Another example would be their graphic depicting the Silk Road, which tells the modern day version of this famous trade route. Colorful photographs and well-edited video, grouped along key stops on the route, convey the road’s essence, and alongside is an infographic to help place the photos and video geographically.

Through these visualizations, you can also begin to recognize a few limitations, whether in presenting the whole of imaginable data (think about examining 1.9 billion exoplanets rather than 190), or the resources needed to comprehend it on multiple dimensions. These examples serve as guideposts in the development of big data visualization. What can we learn from these discrete examples to apply towards larger datasets?

Big data is just beginning to emerge and the way we manage the backend is evolving. We need robust tools to visualize the data in meaningful ways that are interactive. We need cross disciplinary teams rather than just a single data scientist, designer, or data analyst, and we need to reconsider what we know as data visualization. Charts and graphs aren’t sufficient to convey meaning beyond one or two dimensions, so how can they be incorporated into levels of interactivity along other dimensions in order to convey the depth of big data? Our Big Data Visualization (BDV) tools need to be functioning and updatable, not unlike pieces of software.

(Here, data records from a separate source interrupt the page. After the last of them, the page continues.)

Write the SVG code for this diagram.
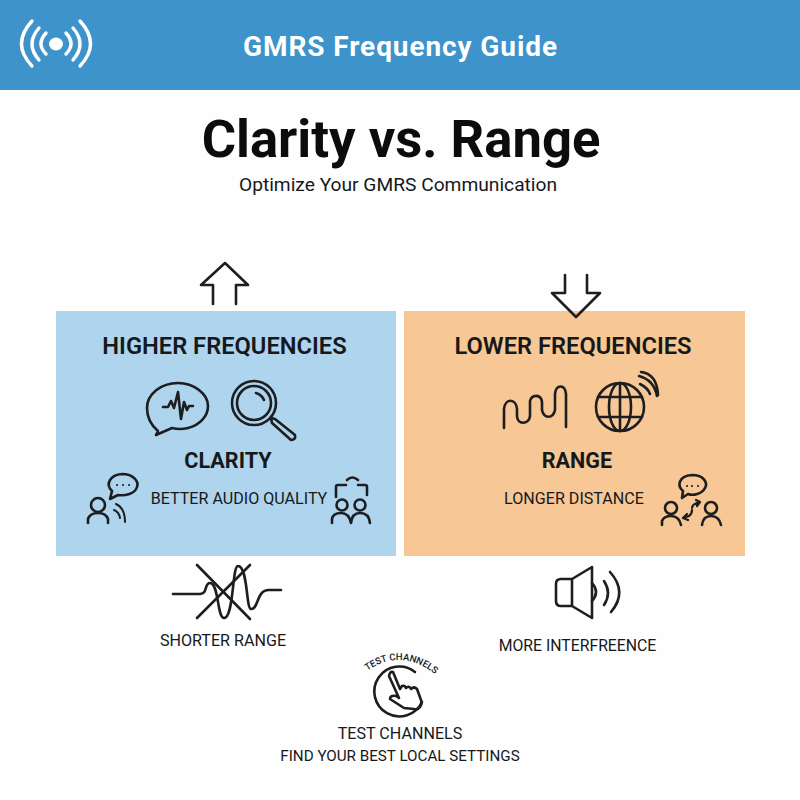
<svg xmlns="http://www.w3.org/2000/svg" width="800" height="800" viewBox="0 0 800 800">
<style>
text{font-family:Roboto,"Liberation Sans",sans-serif;fill:#16181a;text-anchor:middle}
.h{font-size:23.700px;font-weight:600}
.s{font-size:21.600px;font-weight:700}
.l{font-size:16.100px}
.i{fill:none;stroke:#1c1e20;stroke-width:2.6;stroke-linecap:round;stroke-linejoin:round}
.w{fill:none;stroke:#fff;stroke-width:3.4;stroke-linecap:round}
</style>
<defs><path id="curve" d="M352 684Q400 634 450 688"/></defs>
<rect width="800" height="800" fill="#fefefe"/>
<g id="header">
<rect width="800" height="90" fill="#3d93ca"/>
<g id="signal-icon">
<ellipse cx="56" cy="44" rx="7" ry="6.500" fill="#fff"/>
<path class="w" d="M46 33Q36 44 46 54M66 33Q76 44 66 54M39 28Q25 44 39 60M73 28Q87 44 73 60M32 21Q11 44 32 66M80 21Q101 44 80 66"/>
</g>
<text x="400.500" y="56" style="font-size:28px;font-weight:700;letter-spacing:.9px;fill:#fff">GMRS Frequency Guide</text>
</g>
<g id="title">
<text x="401" y="157" style="font-size:52.600px;font-weight:700;fill:#0c0c0c">Clarity vs. Range</text>
<text x="398" y="191" style="font-size:19.200px">Optimize Your GMRS Communication</text>
</g>
<g id="higher">
<rect x="56" y="311" width="340" height="245" fill="#aed4ee"/>
<text class="h" x="224.500" y="354">HIGHER FREQUENCIES</text>
<g id="speech-wave" class="i">
<path d="M158 431L156 435L172 428Q180 430 188 428C200 425 208 416 208 406C208 394 194 383 178 383C161 383 147 394 147 408C147 418 152 426 158 431Z"/>
<path d="M163 407H168L171 401L174 408L178 392L181 419L184 402L187 410L189 406H193"/>
</g>
<g id="magnifier" class="i">
<circle cx="254" cy="403" r="22"/><circle cx="254" cy="403" r="17"/>
<path d="M256 393Q262 395 264 400M271 418L275 419L295 435Q296 440 291 440L272 423Z"/>
</g>
<text class="s" x="228" y="468">CLARITY</text>
<text class="l" x="239" y="504">BETTER AUDIO QUALITY</text>
<g id="person-chat" class="i">
<circle cx="98" cy="505" r="7"/><path d="M88 523V519Q90 513 98 513Q106 513 108 519V523"/>
<path d="M110 499L112 491C105 484 110 475 122 474C134 474 139 482 137 487C135 494 125 496 118 495Z"/>
<path stroke-width="2" d="M117 485h.1M123 485h.1M129 485h.1M114 510Q119 512 120 518M116 504Q125 508 125 522"/>
</g>
<g id="group-people" class="i">
<path d="M336 497V487Q336 485 338 485H346M358 485H365Q367 485 367 487V495M347 480Q352 475 358 480"/>
<circle cx="342" cy="505" r="5.500"/><circle cx="360" cy="505" r="5.500"/>
<path d="M332 523V519Q333 513 341 513Q349 513 351 523Q352 513 360 513Q369 513 370 523"/>
</g>
</g>
<g id="lower">
<rect x="404" y="311" width="341" height="245" fill="#f7c796"/>
<text class="h" x="573" y="354">LOWER FREQUENCIES</text>
<path id="wave" class="i" d="M504 428V409C505 398 516 398 517 409V416C517 425 529 425 530 416V401C532 394 541 394 542 402V410C544 419 553 419 555 410V394C556 384 565 384 566 394V427"/>
<g id="globe" class="i">
<circle cx="620" cy="407" r="24"/><ellipse cx="620" cy="407" rx="11" ry="24"/>
<path d="M620 383V431M598 397H642M598 417H642"/>
<path d="M640 384Q648 388 650 394M639 376Q654 380 657 396M641 372Q657 374 658 395"/>
</g>
<text class="s" x="577" y="468">RANGE</text>
<text class="l" x="574" y="504">LONGER DISTANCE</text>
<g id="people-exchange" class="i">
<circle cx="671" cy="508" r="6"/><circle cx="711" cy="508" r="6"/>
<path d="M662 525V521Q664 516 671 516Q679 516 681 525M702 525Q703 516 711 516Q719 516 721 525"/>
<path d="M682 498L683 491C677 486 678 476 692 475C704 475 708 483 705 488C702 494 693 496 688 494Z"/>
<path stroke-width="2" d="M687 486h.1M692 486h.1M698 486h.1"/>
<path stroke-width="2.200" d="M683 518L689 516Q692 514 692 510M687 514L683 518L688 520M692 508Q692 504 700 502M696 500L700 502L697 506"/>
</g>
</g>
<g id="connectors">
<path class="i" d="M213 304V285H201L225 263L248 285H236V304"/>
<path class="i" d="M565 275V293H552L576 317L600 293H587V275"/>
</g>
<g id="shorter-range">
<path class="i" d="M173 594H200C208 594 204 583 210 583C219 583 217 618 224 618C234 618 232 566 238 566C248 566 246 609 251 609C259 609 256 590 269 590H281"/>
<path class="i" d="M197 565L250 619M197 618L250 565"/>
<text class="l" x="223" y="646">SHORTER RANGE</text>
</g>
<g id="interference">
<path class="i" d="M572 579H561Q556 579 556 584V601Q556 606 561 606H572L592 618V567ZM572 579V606"/>
<path class="i" d="M592 583Q600 592 592 601M604 581Q612 593 604 605M610 572Q628 592 611 612"/>
<text x="577.500" y="651" style="font-size:15.800px">MORE INTERFREENCE</text>
</g>
<g id="test-channels">
<path class="i" d="M415 672A25 25 0 1 0 422 702"/>
<path class="i" d="M393 672L400 689L402 686Q405 685 406 688Q409 685 411 689Q414 686 417 689L421 700C423 704 419 711 414 709L404 708L390 699Q390 695 396 696L399 698L389 676Q390 671 393 672Z"/>
<text style="font-size:9.500px;font-weight:500"><textPath href="#curve" startOffset="50%">TEST CHANNELS</textPath></text>
<text class="l" x="400" y="739">TEST CHANNELS</text>
<text x="400" y="761" style="font-size:15.200px">FIND YOUR BEST LOCAL SETTINGS</text>
</g>
</svg>
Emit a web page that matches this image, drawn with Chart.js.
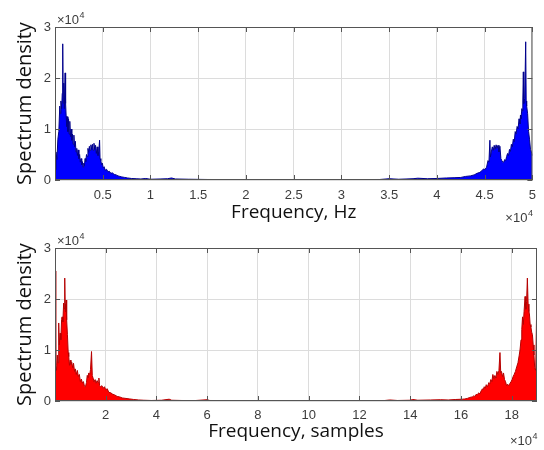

In this process, data becomes more malleable, actionable, and, ultimately, more human. Through flexible data and visualization frameworks, we want to accommodate multiple biases and make it possible for us to leverage data to fit our changing needs and queries. Embrace the nebulous nature of big data, but provide and seek the tools to make it relevant to you. The visual interpretations of the data will vary depending on your objectives and the questions you’re aiming to answer, and thus, although visual similarities will exist, no two visualizations will be the same. The difference between cirrus and altocumoulous clouds.